* [Problem statement]
Don't include pictures. Quote the lines below from the first through the line that contains "const PY = py => (H - MB - py) / PH;".

** start of Provided data **

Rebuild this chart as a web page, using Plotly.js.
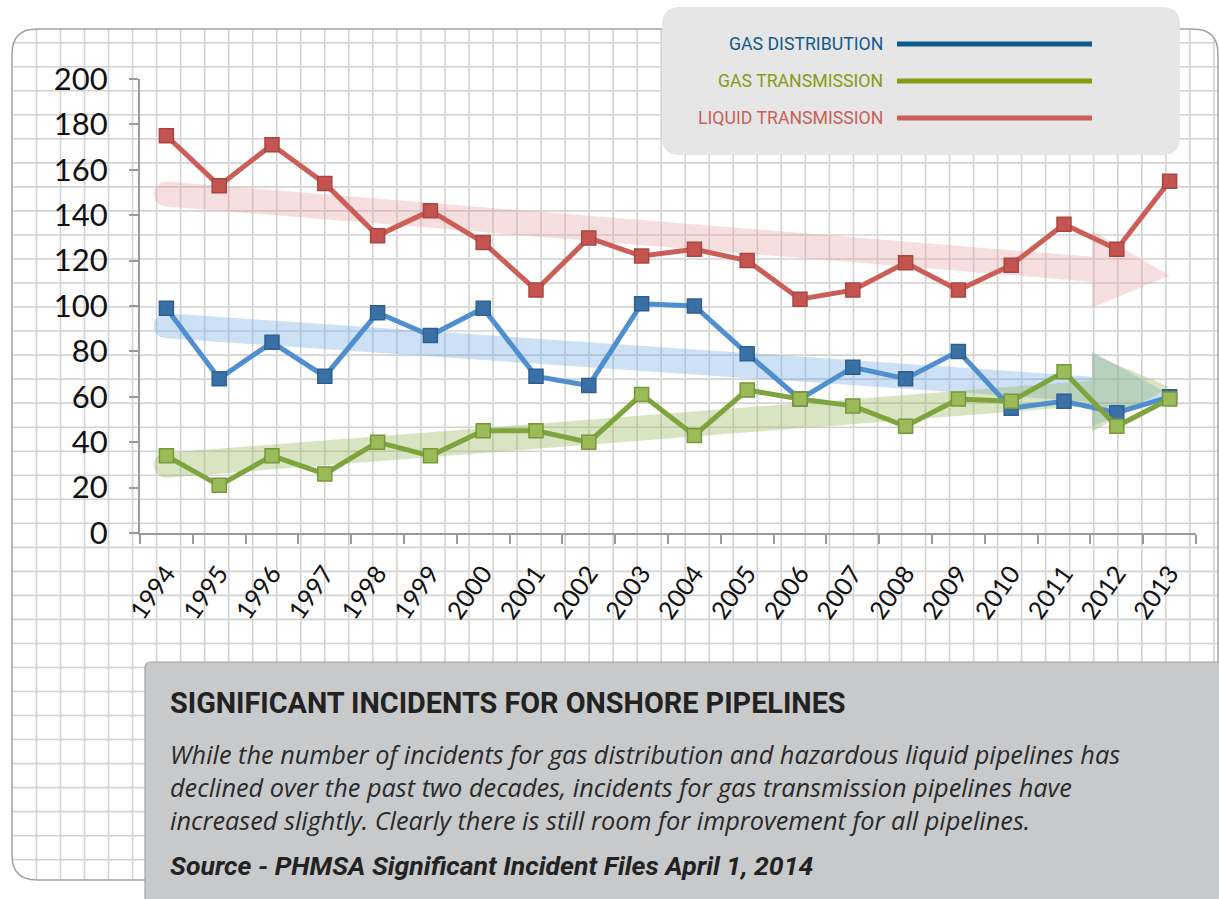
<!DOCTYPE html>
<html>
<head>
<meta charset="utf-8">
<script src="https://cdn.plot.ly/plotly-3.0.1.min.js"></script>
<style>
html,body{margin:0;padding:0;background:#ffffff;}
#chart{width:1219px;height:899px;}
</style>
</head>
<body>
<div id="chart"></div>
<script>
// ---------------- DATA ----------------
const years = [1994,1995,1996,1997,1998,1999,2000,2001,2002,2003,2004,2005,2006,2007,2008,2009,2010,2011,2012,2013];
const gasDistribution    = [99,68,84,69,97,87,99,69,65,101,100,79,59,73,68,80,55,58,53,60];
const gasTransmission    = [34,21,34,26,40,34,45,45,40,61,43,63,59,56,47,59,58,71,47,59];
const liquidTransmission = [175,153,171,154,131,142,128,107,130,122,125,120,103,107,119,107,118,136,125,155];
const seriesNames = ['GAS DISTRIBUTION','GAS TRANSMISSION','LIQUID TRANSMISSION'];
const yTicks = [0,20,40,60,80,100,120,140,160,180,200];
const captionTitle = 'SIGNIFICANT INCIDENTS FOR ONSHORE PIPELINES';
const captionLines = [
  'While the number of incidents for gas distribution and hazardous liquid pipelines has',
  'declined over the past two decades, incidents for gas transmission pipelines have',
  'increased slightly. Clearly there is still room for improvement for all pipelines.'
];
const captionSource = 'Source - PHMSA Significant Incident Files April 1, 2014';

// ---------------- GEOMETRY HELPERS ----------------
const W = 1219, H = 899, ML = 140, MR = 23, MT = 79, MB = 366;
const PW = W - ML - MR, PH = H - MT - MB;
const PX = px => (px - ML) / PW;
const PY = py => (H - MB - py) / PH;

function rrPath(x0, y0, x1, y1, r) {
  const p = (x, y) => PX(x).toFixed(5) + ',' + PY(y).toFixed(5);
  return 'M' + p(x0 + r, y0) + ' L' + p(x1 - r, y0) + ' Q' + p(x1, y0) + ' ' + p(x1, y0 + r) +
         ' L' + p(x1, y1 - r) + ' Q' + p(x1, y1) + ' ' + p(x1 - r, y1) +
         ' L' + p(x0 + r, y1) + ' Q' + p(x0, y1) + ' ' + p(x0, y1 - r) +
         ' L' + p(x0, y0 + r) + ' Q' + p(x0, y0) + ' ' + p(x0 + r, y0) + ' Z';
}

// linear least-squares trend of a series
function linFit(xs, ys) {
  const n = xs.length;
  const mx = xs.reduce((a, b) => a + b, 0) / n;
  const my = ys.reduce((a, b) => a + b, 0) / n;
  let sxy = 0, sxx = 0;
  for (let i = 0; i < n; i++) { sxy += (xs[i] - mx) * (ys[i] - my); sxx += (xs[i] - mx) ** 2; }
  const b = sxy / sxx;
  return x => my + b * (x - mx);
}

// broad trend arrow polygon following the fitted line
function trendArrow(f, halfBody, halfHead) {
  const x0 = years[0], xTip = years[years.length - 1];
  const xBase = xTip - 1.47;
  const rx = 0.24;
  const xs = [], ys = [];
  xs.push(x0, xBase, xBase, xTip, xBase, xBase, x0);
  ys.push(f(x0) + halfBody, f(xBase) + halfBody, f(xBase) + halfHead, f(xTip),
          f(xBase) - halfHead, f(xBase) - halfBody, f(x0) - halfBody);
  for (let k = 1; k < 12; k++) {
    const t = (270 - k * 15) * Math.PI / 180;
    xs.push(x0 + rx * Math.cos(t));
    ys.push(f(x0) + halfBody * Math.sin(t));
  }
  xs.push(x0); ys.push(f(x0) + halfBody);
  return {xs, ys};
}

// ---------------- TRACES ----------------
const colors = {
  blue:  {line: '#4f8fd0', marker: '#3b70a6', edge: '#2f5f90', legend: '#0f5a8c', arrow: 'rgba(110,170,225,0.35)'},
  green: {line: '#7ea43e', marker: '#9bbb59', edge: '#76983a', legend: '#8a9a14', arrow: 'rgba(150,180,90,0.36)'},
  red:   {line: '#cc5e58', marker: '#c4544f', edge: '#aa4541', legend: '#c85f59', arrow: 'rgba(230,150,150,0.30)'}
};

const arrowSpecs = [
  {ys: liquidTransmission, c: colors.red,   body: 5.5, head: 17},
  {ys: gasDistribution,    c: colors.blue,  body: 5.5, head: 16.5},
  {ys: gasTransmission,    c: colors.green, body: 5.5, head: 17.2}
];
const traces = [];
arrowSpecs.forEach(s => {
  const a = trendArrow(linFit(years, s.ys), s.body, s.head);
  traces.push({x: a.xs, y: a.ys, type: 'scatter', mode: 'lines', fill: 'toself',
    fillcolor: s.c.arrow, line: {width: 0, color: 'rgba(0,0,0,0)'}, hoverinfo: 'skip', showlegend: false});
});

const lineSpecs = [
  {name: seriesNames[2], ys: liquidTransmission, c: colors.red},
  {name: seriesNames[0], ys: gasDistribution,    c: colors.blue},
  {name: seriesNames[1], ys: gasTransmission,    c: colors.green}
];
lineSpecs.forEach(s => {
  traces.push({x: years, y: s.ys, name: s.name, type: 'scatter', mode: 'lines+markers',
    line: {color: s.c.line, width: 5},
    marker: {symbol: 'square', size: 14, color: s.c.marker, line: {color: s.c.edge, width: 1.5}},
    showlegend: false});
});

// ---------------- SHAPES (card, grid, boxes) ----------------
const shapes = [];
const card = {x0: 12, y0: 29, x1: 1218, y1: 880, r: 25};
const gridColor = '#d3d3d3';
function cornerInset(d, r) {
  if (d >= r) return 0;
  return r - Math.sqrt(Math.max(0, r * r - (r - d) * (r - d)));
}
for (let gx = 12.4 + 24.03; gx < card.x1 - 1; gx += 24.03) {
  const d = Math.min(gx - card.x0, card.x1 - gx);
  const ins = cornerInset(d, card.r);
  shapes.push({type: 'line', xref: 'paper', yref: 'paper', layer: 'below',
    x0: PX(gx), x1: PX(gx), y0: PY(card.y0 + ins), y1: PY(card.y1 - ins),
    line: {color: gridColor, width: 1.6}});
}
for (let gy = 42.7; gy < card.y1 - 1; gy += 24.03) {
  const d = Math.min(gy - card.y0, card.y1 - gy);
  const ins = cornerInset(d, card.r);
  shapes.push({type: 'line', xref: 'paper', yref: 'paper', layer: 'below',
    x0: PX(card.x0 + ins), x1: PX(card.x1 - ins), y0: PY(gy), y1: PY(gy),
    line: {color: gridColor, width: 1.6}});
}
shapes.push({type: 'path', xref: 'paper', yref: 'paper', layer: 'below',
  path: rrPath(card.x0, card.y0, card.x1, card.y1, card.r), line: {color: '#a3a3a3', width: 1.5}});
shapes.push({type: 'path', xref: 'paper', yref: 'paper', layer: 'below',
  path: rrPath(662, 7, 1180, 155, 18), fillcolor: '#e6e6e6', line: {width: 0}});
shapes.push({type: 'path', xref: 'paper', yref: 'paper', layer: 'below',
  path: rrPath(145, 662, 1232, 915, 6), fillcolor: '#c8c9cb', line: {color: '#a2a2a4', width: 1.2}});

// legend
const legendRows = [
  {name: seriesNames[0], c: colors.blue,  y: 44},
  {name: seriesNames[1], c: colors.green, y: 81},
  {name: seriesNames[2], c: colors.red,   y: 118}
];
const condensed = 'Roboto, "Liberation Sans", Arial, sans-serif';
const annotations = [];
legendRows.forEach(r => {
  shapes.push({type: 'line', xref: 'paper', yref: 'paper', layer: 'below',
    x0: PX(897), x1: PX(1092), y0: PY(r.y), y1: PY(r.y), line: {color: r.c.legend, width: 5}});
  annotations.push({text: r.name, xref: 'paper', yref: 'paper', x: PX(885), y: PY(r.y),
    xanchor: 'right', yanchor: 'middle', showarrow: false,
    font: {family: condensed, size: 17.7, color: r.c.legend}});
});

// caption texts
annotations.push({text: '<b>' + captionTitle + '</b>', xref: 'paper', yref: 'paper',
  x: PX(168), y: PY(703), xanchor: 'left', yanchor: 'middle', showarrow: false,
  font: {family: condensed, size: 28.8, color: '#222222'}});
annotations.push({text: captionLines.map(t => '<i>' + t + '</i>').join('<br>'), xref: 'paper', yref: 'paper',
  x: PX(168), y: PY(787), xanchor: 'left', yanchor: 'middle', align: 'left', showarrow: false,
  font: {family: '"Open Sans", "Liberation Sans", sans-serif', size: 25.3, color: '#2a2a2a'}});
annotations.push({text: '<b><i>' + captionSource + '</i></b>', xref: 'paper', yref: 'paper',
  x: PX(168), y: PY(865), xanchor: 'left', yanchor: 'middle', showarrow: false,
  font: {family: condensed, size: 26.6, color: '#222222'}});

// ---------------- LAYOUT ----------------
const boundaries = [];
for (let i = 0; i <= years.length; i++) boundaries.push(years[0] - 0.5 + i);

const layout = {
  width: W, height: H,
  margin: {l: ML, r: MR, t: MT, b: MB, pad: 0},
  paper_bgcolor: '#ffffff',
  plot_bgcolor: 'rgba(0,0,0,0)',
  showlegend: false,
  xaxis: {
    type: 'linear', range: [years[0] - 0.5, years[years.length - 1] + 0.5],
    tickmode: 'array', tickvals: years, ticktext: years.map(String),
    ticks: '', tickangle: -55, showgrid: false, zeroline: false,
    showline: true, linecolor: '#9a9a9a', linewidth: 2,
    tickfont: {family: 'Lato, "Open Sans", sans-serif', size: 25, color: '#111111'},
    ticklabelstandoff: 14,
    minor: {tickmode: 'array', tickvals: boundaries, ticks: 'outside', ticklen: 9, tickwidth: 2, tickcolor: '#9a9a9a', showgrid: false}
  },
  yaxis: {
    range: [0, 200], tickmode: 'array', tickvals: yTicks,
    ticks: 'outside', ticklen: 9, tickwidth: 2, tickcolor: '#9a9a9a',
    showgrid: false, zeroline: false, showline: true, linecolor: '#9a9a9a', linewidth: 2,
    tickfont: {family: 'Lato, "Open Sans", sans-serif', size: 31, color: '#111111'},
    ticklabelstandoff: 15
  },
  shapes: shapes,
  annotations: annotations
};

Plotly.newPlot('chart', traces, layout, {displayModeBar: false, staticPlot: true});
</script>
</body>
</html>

** end of Provided data **

* [Result of the task]
Rebuild this chart as a web page, using Plotly.js.
<!DOCTYPE html>
<html>
<head>
<meta charset="utf-8">
<script src="https://cdn.plot.ly/plotly-3.0.1.min.js"></script>
<style>
html,body{margin:0;padding:0;background:#ffffff;}
#chart{width:1219px;height:899px;}
</style>
</head>
<body>
<div id="chart"></div>
<script>
// ---------------- DATA ----------------
const years = [1994,1995,1996,1997,1998,1999,2000,2001,2002,2003,2004,2005,2006,2007,2008,2009,2010,2011,2012,2013];
const gasDistribution    = [99,68,84,69,97,87,99,69,65,101,100,79,59,73,68,80,55,58,53,60];
const gasTransmission    = [34,21,34,26,40,34,45,45,40,61,43,63,59,56,47,59,58,71,47,59];
const liquidTransmission = [175,153,171,154,131,142,128,107,130,122,125,120,103,107,119,107,118,136,125,155];
const seriesNames = ['GAS DISTRIBUTION','GAS TRANSMISSION','LIQUID TRANSMISSION'];
const yTicks = [0,20,40,60,80,100,120,140,160,180,200];
const captionTitle = 'SIGNIFICANT INCIDENTS FOR ONSHORE PIPELINES';
const captionLines = [
  'While the number of incidents for gas distribution and hazardous liquid pipelines has',
  'declined over the past two decades, incidents for gas transmission pipelines have',
  'increased slightly. Clearly there is still room for improvement for all pipelines.'
];
const captionSource = 'Source - PHMSA Significant Incident Files April 1, 2014';

// ---------------- GEOMETRY HELPERS ----------------
const W = 1219, H = 899, ML = 140, MR = 23, MT = 79, MB = 366;
const PW = W - ML - MR, PH = H - MT - MB;
const PX = px => (px - ML) / PW;
const PY = py => (H - MB - py) / PH;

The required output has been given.